As the crisis within the South African Municipal Workers Union (Samwu) deepens, some of its members have requested the City of Johannesburg to withhold their subscriptions from the union.

Samwu has been dogged by infighting for almost a decade as different leaders battle it out for control of the union’s coffers, which run into millions, with some facing arrest over fraud and corruption.

The biggest union in the municipal sector is also being investigated by the Hawks, who seized documents and computers from its head office in a raid in 2016.

Unhappy members said in a letter to the city council seen by Business Day their monies were being used to fund factional battles in the union.

The council has been negotiating labour matters with two factions of the union, one led by regional leader Bafana Zungu and the other by former deputy secretary Paul Tlhabang, pending a ruling on a Labour Appeal Court application.

"The matter is before the Labour Appeal Court (LAC) by virtue of having been granted leave to appeal by the court. Until the LAC decides on the matter, it is incumbent on us to treat both factions as equals," Christo Marais, acting group executive director of group corporate services for the city, said.

The city recognised Samwu as autonomous and would not intervene in its affairs, he said.

It has offered to mediate in the dispute between the factions since it has an "adverse effect on its collective-bargaining processes", Marais said.

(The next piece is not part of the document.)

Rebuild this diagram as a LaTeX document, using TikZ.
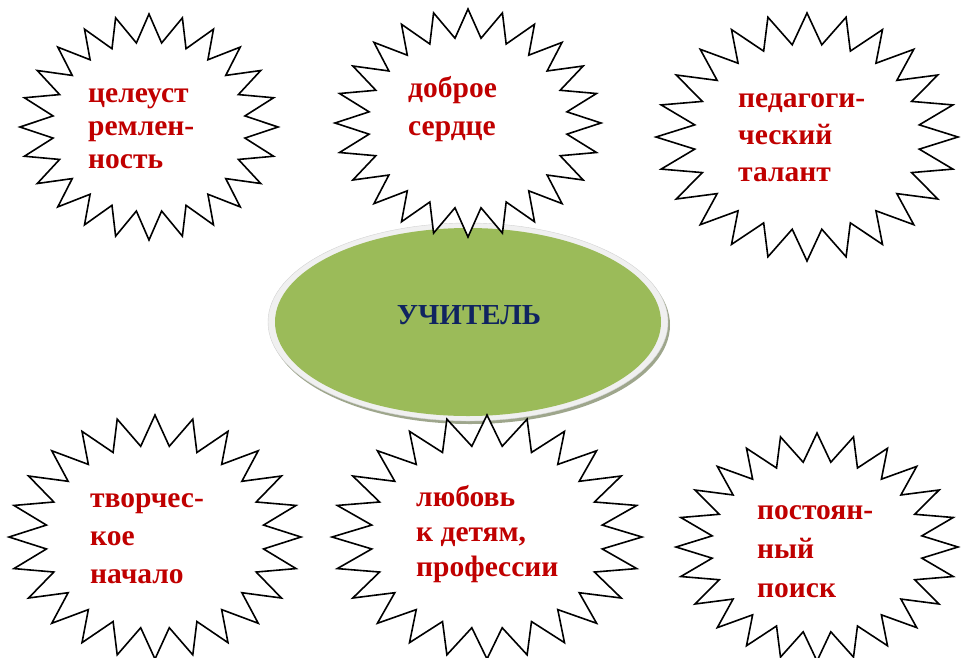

The issue of withholding membership subscription funds would be tabled before the next mandatory committee meeting.

It is not the first time the city, as an employer, has found itself embroiled in Samwu affairs, as similar issues have hampered labour relations at Pikitup and Rand Water in the past.

Labour forums and other collective-bargaining institutions have also been affected by the infighting, jeopardising the protection of workers’ interests.

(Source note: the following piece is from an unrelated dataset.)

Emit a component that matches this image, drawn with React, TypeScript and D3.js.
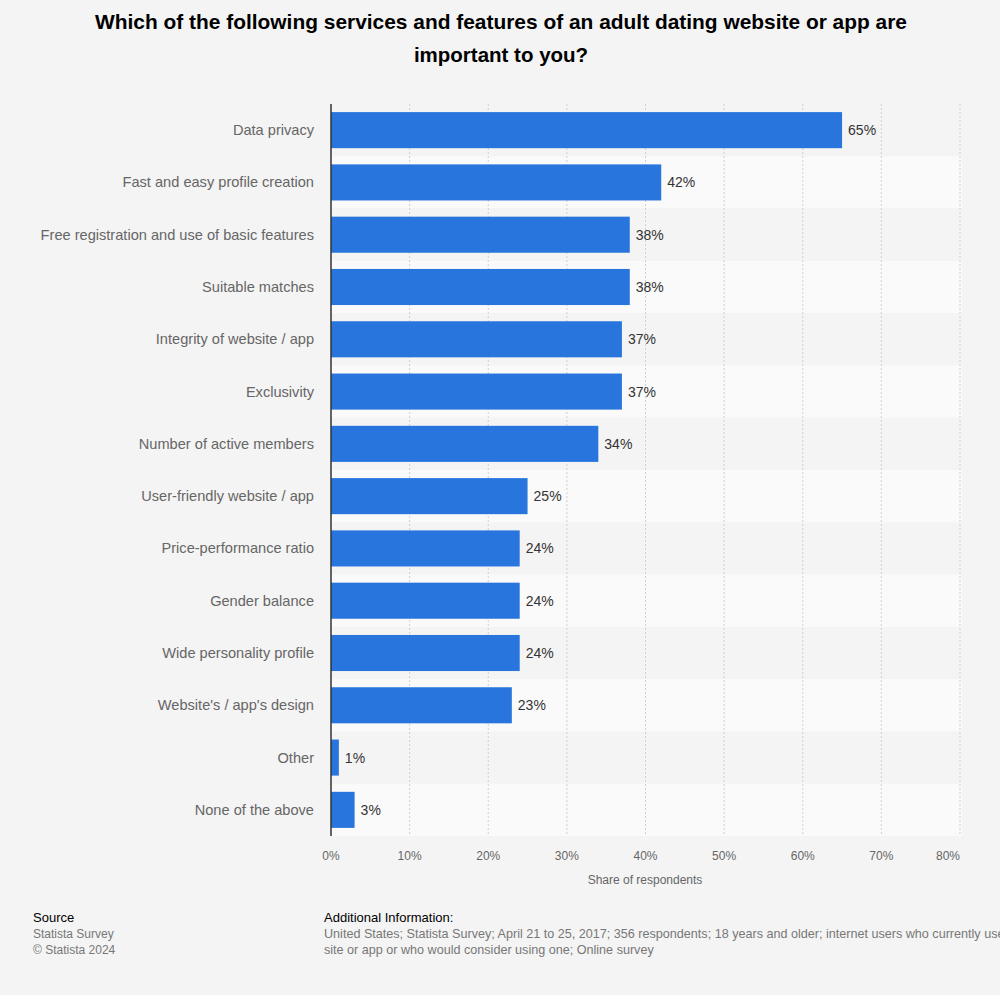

In the letter from a faction led by Tlhabang, who was removed from Samwu leadership in 2016, workers say they have had enough of the state of affairs.

They have issued a list of demands to the city including the "withholding of membership subscription funds with immediate effect, meaning the subscriptions must not be paid to the Samwu account".

"This was petitioned by workers across the [city] since June 2016 and the resolution was never implemented. Workers feel strongly that their funds are used to fight factional battles," reads one of the demands.

Zungu said the city had no right to consider individuals’ requests due to a service-level agreement between Samwu and the city.